I’ve been astonished once again by the sensibility of an artist-writer-designer whose philosophy – indeed his whole life - first inspired me when I was a young magazine editor more than 30 years ago.
Like another muse of mine, Ivan Illich, John Chris Jones was decades ahead of his time. The time is ripe now for a wider readership.
He wrote about cities without traffic signals in the 1950s – sixty years before today’s avant garde urban design experiments.
In the 1960s, Jones was an advocate of what today is called call ‘design thinking’; (then, it was called design methods).
He advocated user-centered design well before the term was widely used. He began by designing aeroplanes – but soon felt compelled to make industrial products more human.

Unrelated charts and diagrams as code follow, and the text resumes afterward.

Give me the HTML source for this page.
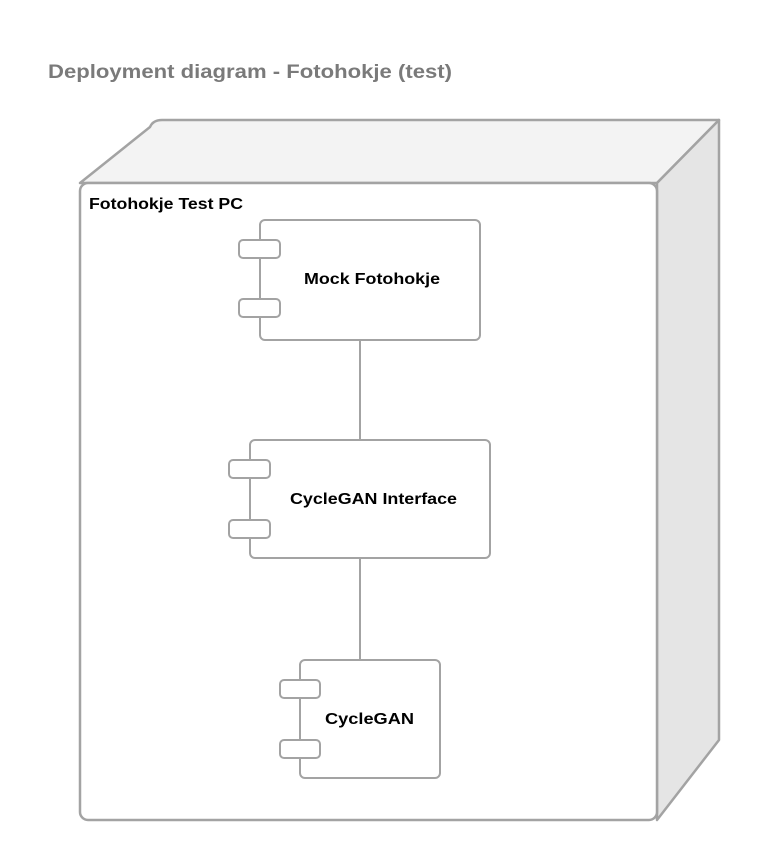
<!DOCTYPE html>
<html><head><style>body{margin:0;background:#fff}</style></head><body>
<svg width="760" height="860" xmlns="http://www.w3.org/2000/svg" font-family="Liberation Sans, Arial, sans-serif">
<text x="48" y="78" font-size="19" font-weight="bold" fill="#7a7a7a" textLength="404" lengthAdjust="spacingAndGlyphs">Deployment diagram - Fotohokje (test)</text>
<g stroke="#a3a3a3" stroke-width="2.5" stroke-linejoin="round">
<path d="M80,183 L150,127 Q153,120 162,120 L719,120 L657,183 Z" fill="#f3f3f3"/>
<path d="M657,183 L719,120 L719,740 L657,820 Z" fill="#e5e5e5"/>
<rect x="80" y="183" width="577" height="637" rx="8" fill="#fff"/>
</g>
<text x="89" y="209" font-size="16" font-weight="bold" fill="#000" textLength="154" lengthAdjust="spacingAndGlyphs">Fotohokje Test PC</text>
<g stroke="#a3a3a3" stroke-width="2" fill="#fff">
<line x1="360" y1="340" x2="360" y2="440"/>
<line x1="360" y1="558" x2="360" y2="660"/>
<rect x="260" y="220" width="220" height="120" rx="5"/>
<rect x="239" y="240" width="41" height="18" rx="4"/>
<rect x="239" y="299" width="41" height="18" rx="4"/>
<rect x="250" y="440" width="240" height="118" rx="5"/>
<rect x="229" y="460" width="41" height="18" rx="4"/>
<rect x="229" y="520" width="41" height="18" rx="4"/>
<rect x="300" y="660" width="140" height="118" rx="5"/>
<rect x="280" y="680" width="40" height="18" rx="4"/>
<rect x="280" y="740" width="40" height="18" rx="4"/>
</g>
<g font-size="16" font-weight="bold" fill="#000" lengthAdjust="spacingAndGlyphs">
<text x="304" y="284" textLength="136" lengthAdjust="spacingAndGlyphs">Mock Fotohokje</text>
<text x="290" y="504" textLength="167" lengthAdjust="spacingAndGlyphs">CycleGAN Interface</text>
<text x="325" y="724" textLength="89" lengthAdjust="spacingAndGlyphs">CycleGAN</text>
</g>
</svg>
</body></html>
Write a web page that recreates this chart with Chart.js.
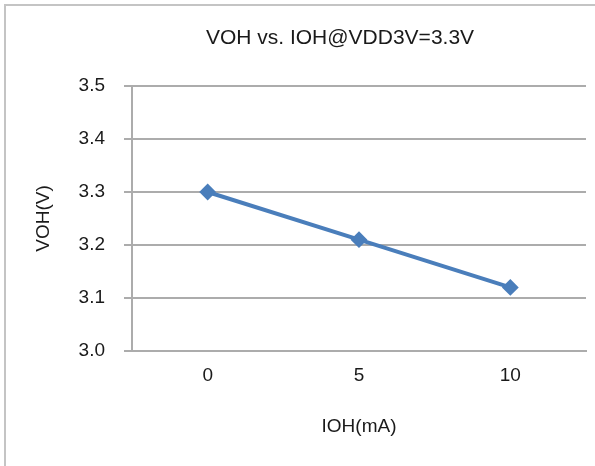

This quest fueled his search for design processes that would shape, rather than serve, industrial systems.
As a kind of industrial gamekeeper turned poacher, Jones went on to warn about the potential dangers of the digital revolution unleashed by Claude Shannon.
Computers were so damned good at the manipulation of symbols, he cautioned, that there would be immense pressure on scientists to reduce all human knowledge and experience to symbolic form.
Technology-driven innovation, Jones foresaw, would under-value the knowledge and experience that human beings have by virtue of having bodies, interacting with the physical world, and being trained into a culture.